The smell slammed into him hard, triggering a biological response he couldn't control. His pulse skyrocketed further when Seungcheol's lips, chilled by the night but soft, found the scent gland just beneath his ear.
This was Choi Seungcheol—his mentor, his idol, his hyung, the man he had orbited for three years.
The man he had secretly, quietly, wanted for so long, but who had never moved to claim him in that way.
"You're mine," Seungcheol growled low in his throat, his lips brushing the sensitive pulse point under Jaemin's jaw and making him shudder. "My pianist. My partner. We were supposed to be great together… You don't get to run away to some... third-rate, beta, trumpeter…"
His arms wound tighter around Jaemin's waist, pulling him closer. It was clumsy, seeking comfort, seeking contact.
Seeking him.
For one frightening, electric second, Jaemin wavered. Seungcheol's pheromones were screaming at him to submit, to soothe the alpha on top of him, to finally cross the line they had danced around for years.
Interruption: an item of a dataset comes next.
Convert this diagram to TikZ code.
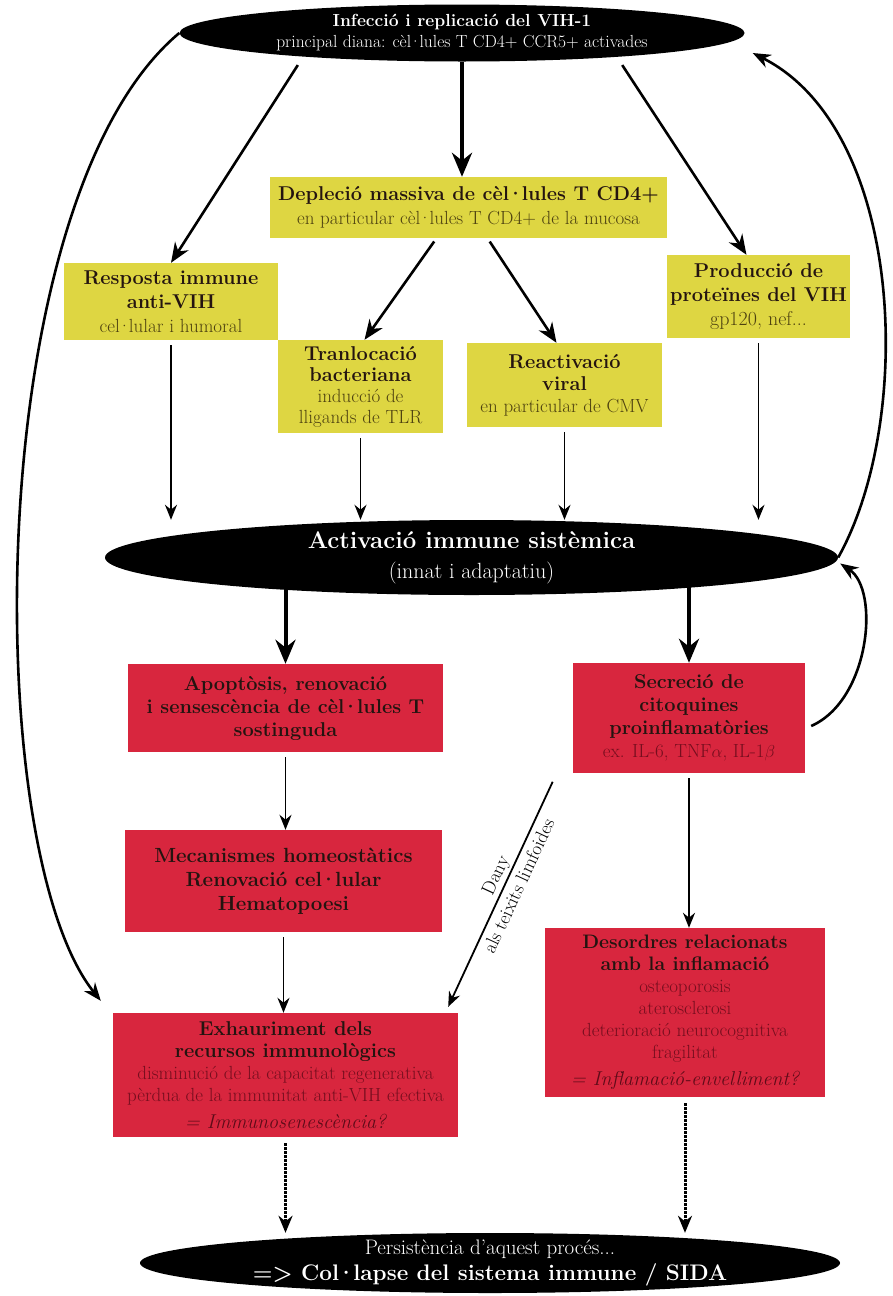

He wanted to melt into the floor, into Seungcheol.
But then Seungcheol shifted, his weight turning oppressive, black tea pheromones spiking with a sudden, crushing density that transgressed the boundary between romantic to suffocating.
It was too much, too fast, a tidal wave of possessiveness that wasn't asking for permission.
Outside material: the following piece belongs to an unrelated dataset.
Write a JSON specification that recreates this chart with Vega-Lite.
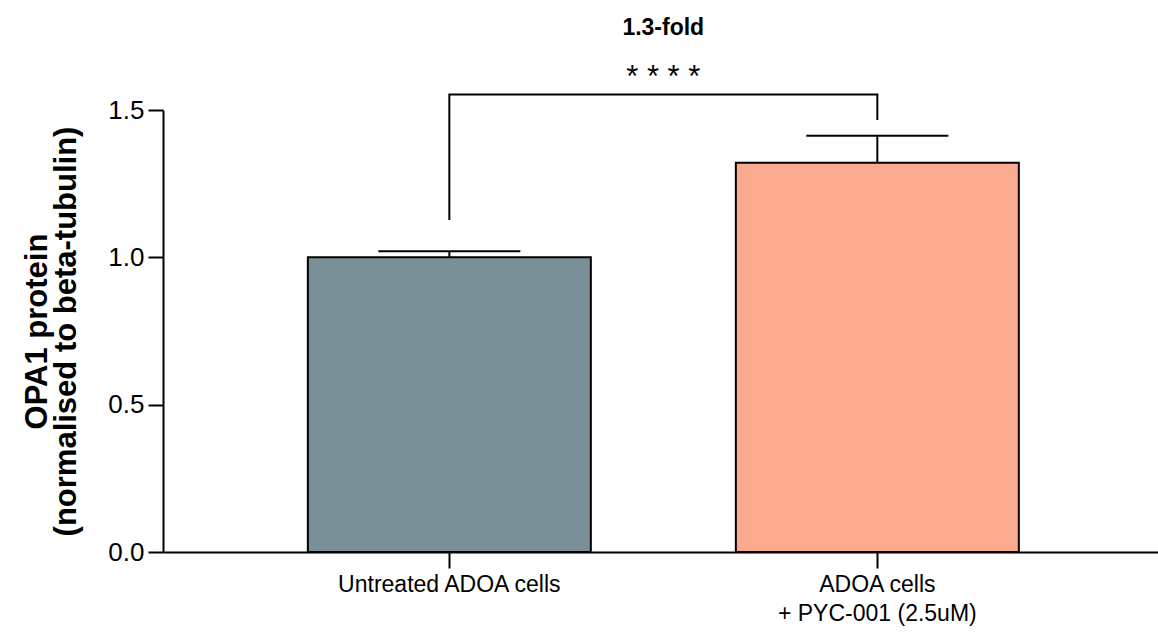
{
  "$schema": "https://vega.github.io/schema/vega-lite/v6.json",
  "autosize": {"type": "none"},
  "width": 995,
  "height": 442,
  "padding": {"left": 163, "top": 110, "right": 0, "bottom": 84},
  "background": "white",
  "config": {
    "view": {"stroke": null},
    "font": "Liberation Sans",
    "axis": {"labelFont": "Liberation Sans", "titleFont": "Liberation Sans", "labelColor": "black", "titleColor": "black", "domainColor": "black", "tickColor": "black", "grid": false}
  },
  "datasets": {
    "bars": [
      {"group": "Untreated ADOA cells", "mean": 1.0, "upper": 1.021},
      {"group": "ADOA cells\n+ PYC-001 (2.5uM)", "mean": 1.321, "upper": 1.413}
    ],
    "bracket": [
      {"group": "Untreated ADOA cells", "y": 1.127, "o": 1},
      {"group": "Untreated ADOA cells", "y": 1.553, "o": 2},
      {"group": "ADOA cells\n+ PYC-001 (2.5uM)", "y": 1.553, "o": 3},
      {"group": "ADOA cells\n+ PYC-001 (2.5uM)", "y": 1.466, "o": 4}
    ],
    "notes": [
      {"group": "Untreated ADOA cells", "y": 1.61, "label": "* * * *", "kind": "stars"},
      {"group": "Untreated ADOA cells", "y": 1.778, "label": "1.3-fold", "kind": "fold"}
    ]
  },
  "encoding": {
    "x": {
      "field": "group", "type": "nominal", "sort": null,
      "scale": {"domain": ["Untreated ADOA cells", "ADOA cells\n+ PYC-001 (2.5uM)"], "paddingInner": 0.3388, "paddingOuter": 0.3318, "align": 0.51},
      "axis": {"title": null, "labelAngle": 0, "labelFontSize": 23, "labelPadding": 5, "labelLimit": 600, "tickSize": 16, "tickWidth": 2, "domainWidth": 2, "labelExpr": "split(datum.label, '\\n')", "labelLineHeight": 29}
    }
  },
  "layer": [
    {
      "data": {"name": "bars"},
      "mark": {"type": "bar", "stroke": "black", "strokeWidth": 2},
      "encoding": {
        "y": {
          "field": "mean", "type": "quantitative",
          "scale": {"domain": [0, 1.5], "nice": false},
          "axis": {"values": [0, 0.5, 1, 1.5], "format": ".1f", "labelFontSize": 26, "labelPadding": 4, "tickSize": 15, "tickWidth": 2, "domainWidth": 2,
            "title": ["OPA1 protein", "(normalised to beta-tubulin)"], "titleFontSize": 31, "titleFontWeight": "bold", "titlePadding": 25, "titleLineHeight": 29}
        },
        "color": {"field": "group", "type": "nominal", "scale": {"domain": ["Untreated ADOA cells", "ADOA cells\n+ PYC-001 (2.5uM)"], "range": ["#7B8F99", "#FBAA90"]}, "legend": null}
      }
    },
    {
      "data": {"name": "bars"},
      "mark": {"type": "rule", "color": "black", "strokeWidth": 2},
      "encoding": {
        "y": {"field": "mean", "type": "quantitative"},
        "y2": {"field": "upper"}
      }
    },
    {
      "data": {"name": "bars"},
      "mark": {"type": "tick", "orient": "horizontal", "size": 142, "thickness": 2, "color": "black", "opacity": 1},
      "encoding": {
        "y": {"field": "upper", "type": "quantitative"}
      }
    },
    {
      "data": {"name": "bracket"},
      "mark": {"type": "line", "color": "black", "strokeWidth": 2},
      "encoding": {
        "y": {"field": "y", "type": "quantitative"},
        "order": {"field": "o", "type": "quantitative"}
      }
    },
    {
      "data": {"name": "notes"},
      "transform": [{"filter": "datum.kind === 'stars'"}],
      "mark": {"type": "text", "fontSize": 31, "color": "black", "baseline": "middle", "align": "center"},
      "encoding": {
        "x": {"field": "group", "type": "nominal", "bandPosition": 1.256},
        "y": {"field": "y", "type": "quantitative"},
        "text": {"field": "label"}
      }
    },
    {
      "data": {"name": "notes"},
      "transform": [{"filter": "datum.kind === 'fold'"}],
      "mark": {"type": "text", "fontSize": 23, "fontWeight": "bold", "color": "black", "baseline": "middle", "align": "center"},
      "encoding": {
        "x": {"field": "group", "type": "nominal", "bandPosition": 1.256},
        "y": {"field": "y", "type": "quantitative"},
        "text": {"field": "label"}
      }
    }
  ]
}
Jaemin panicked. This wasn't the tender, careful romance he had daydreamed about in the practice rooms. This was greedy. This was consuming.
He wasn't prepared for this.
"Wait," he gasped out, and shoved Seungcheol back, harder than he intended.
The alpha fell away from him with a groan, hitting the floor with a heavy thud. He didn't fight back. He simply blinked up at the ceiling with glazed eyes, his chest heaving.
"Mine..." he slurred, one hand reaching out weakly before falling back to the rug. His eyes fluttered shut, and within seconds, his breathing evened out into deep, unconscious sleep.
Jaemin scrambled backward across the floor until his back hit the wall. He was shaking. His heart felt like it was trying to hammer its way out of his ribcage, a frantic rhythm completely out of his control.
He looked at Seungcheol, sprawled on the rug—messy, vulnerable, and dangerously beautiful—and suddenly felt like he couldn't breathe in this house, this place that had been a refuge for him so many times before. The air now was too heavy with the smell of intoxicated black tea and bergamot, bewildered florals, and too many things left unsaid.
He grabbed his bag with trembling hands and fled into the night, leaving the door to slam shut on its own behind him.